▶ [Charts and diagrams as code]
···

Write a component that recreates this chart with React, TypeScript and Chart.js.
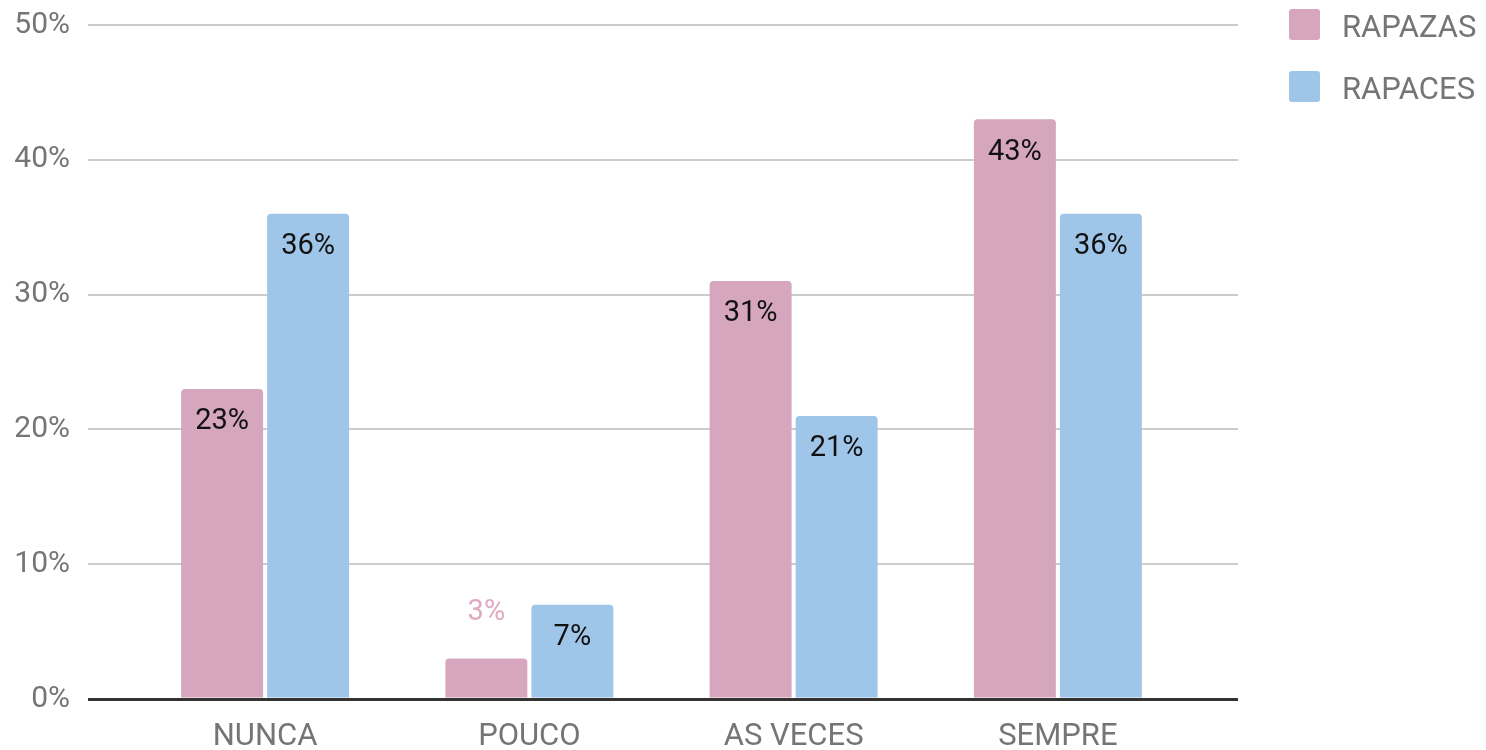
import React, { useEffect, useRef } from "react";
import { Chart, registerables } from "chart.js";

Chart.register(...registerables);

const categories = ["NUNCA", "POUCO", "AS VECES", "SEMPRE"];
const seriesNames = ["RAPAZAS", "RAPACES"];
const rapazas = [23, 3, 31, 43];
const rapaces = [36, 7, 21, 36];
const yTicks = [0, 10, 20, 30, 40, 50];

const PINK = "#d5a6bd";
const BLUE = "#9fc5e8";
const TEXT = "#757575";
const FONT = "Roboto";

const gridColor = (ctx: any) => (ctx.tick && ctx.tick.value === 0 ? "#333333" : "#cccccc");
const gridWidth = (ctx: any) => (ctx.tick && ctx.tick.value === 0 ? 3 : 2);

const labelPlugin = {
  id: "barLabels",
  afterDatasetsDraw(chart: any) {
    const { ctx } = chart;
    ctx.save();
    ctx.font = `29px ${FONT}`;
    ctx.textAlign = "center";
    ctx.textBaseline = "middle";
    chart.data.datasets.forEach((ds: any, i: number) => {
      const meta = chart.getDatasetMeta(i);
      meta.data.forEach((bar: any, j: number) => {
        const v = ds.data[j];
        const text = `${v}%`;
        if (v < 5) {
          ctx.fillStyle = "#e0a9c2";
          ctx.fillText(text, bar.x, bar.y - 46);
        } else {
          ctx.fillStyle = "#111111";
          ctx.fillText(text, bar.x, bar.y + 33);
        }
      });
    });
    ctx.restore();
  },
};

const zeroPad = (s: any) => {
  s.paddingTop = 0;
  s.paddingBottom = 0;
  s.paddingLeft = 0;
  s.paddingRight = 0;
};

export default function App() {
  const ref = useRef<HTMLCanvasElement>(null);
  useEffect(() => {
    if (!ref.current) return;
    Chart.defaults.font.family = FONT;
    const chart = new Chart(ref.current, {
      type: "bar",
      data: {
        labels: categories,
        datasets: [
          {
            label: seriesNames[0],
            data: rapazas,
            backgroundColor: PINK,
            borderRadius: 4,
            borderSkipped: "start",
            barPercentage: 0.953,
            categoryPercentage: 0.651,
            yAxisID: "y",
          },
          {
            label: seriesNames[1],
            data: rapaces,
            backgroundColor: BLUE,
            borderRadius: 4,
            borderSkipped: "start",
            barPercentage: 0.953,
            categoryPercentage: 0.651,
            yAxisID: "y",
          },
        ],
      },
      options: {
        animation: false,
        responsive: true,
        maintainAspectRatio: false,
        layout: { padding: { left: 0, right: 248, top: 25, bottom: 0 } },
        plugins: { legend: { display: false }, tooltip: { enabled: false } },
        scales: {
          x: {
            grid: { display: false, drawTicks: false },
            border: { display: false },
            ticks: { color: TEXT, font: { size: 31, family: FONT }, padding: 20 },
            afterFit: (s: any) => {
              s.height = 51;
              zeroPad(s);
            },
          },
          y: {
            position: "left",
            min: 0,
            max: 50,
            afterBuildTicks: (s: any) => {
              s.ticks = yTicks.map((v) => ({ value: v }));
            },
            border: { display: false },
            grid: { color: gridColor, lineWidth: gridWidth, drawTicks: true, tickLength: 45 },
            ticks: { color: TEXT, font: { size: 30, family: FONT }, padding: 18, callback: (v: any) => `${v}%` },
            afterFit: (s: any) => {
              s.width = 133;
              zeroPad(s);
            },
          },
          y2: {
            position: "right",
            min: 0,
            max: 50,
            afterBuildTicks: (s: any) => {
              s.ticks = yTicks.map((v) => ({ value: v }));
            },
            border: { display: false },
            grid: { color: gridColor, lineWidth: gridWidth, drawOnChartArea: false, drawTicks: true, tickLength: 48 },
            ticks: { display: false },
            afterFit: (s: any) => {
              s.width = 48;
              zeroPad(s);
            },
          },
        },
      },
      plugins: [labelPlugin],
    });
    return () => chart.destroy();
  }, []);

  const legendItem = (name: string, color: string, top: number) => (
    <div key={name} style={{ position: "absolute", left: 1289, top, height: 31, display: "flex", alignItems: "center" }}>
      <div style={{ width: 31, height: 31, background: color, borderRadius: 3 }} />
      <span style={{ marginLeft: 22, font: `31px ${FONT}`, color: TEXT, lineHeight: "31px", position: "relative", top: 2 }}>{name}</span>
    </div>
  );

  return (
    <div style={{ position: "absolute", left: 0, top: 0, width: 1486, height: 750, background: "#fff" }}>
      <canvas ref={ref} />
      {legendItem(seriesNames[0], PINK, 9)}
      {legendItem(seriesNames[1], BLUE, 71)}
    </div>
  );
}
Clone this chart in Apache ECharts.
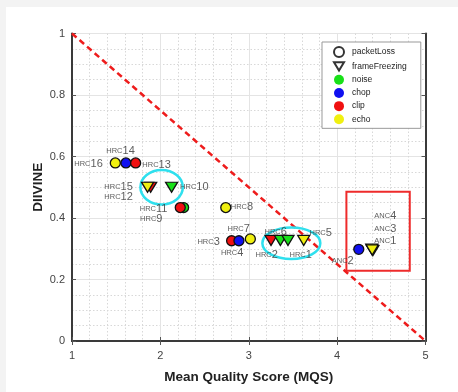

···

▶ [Your task] Each line above that includes "this" should be shown.

▶ [Full answer]
Write a component that recreates this chart with React, TypeScript and Chart.js.
Clone this chart in Apache ECharts.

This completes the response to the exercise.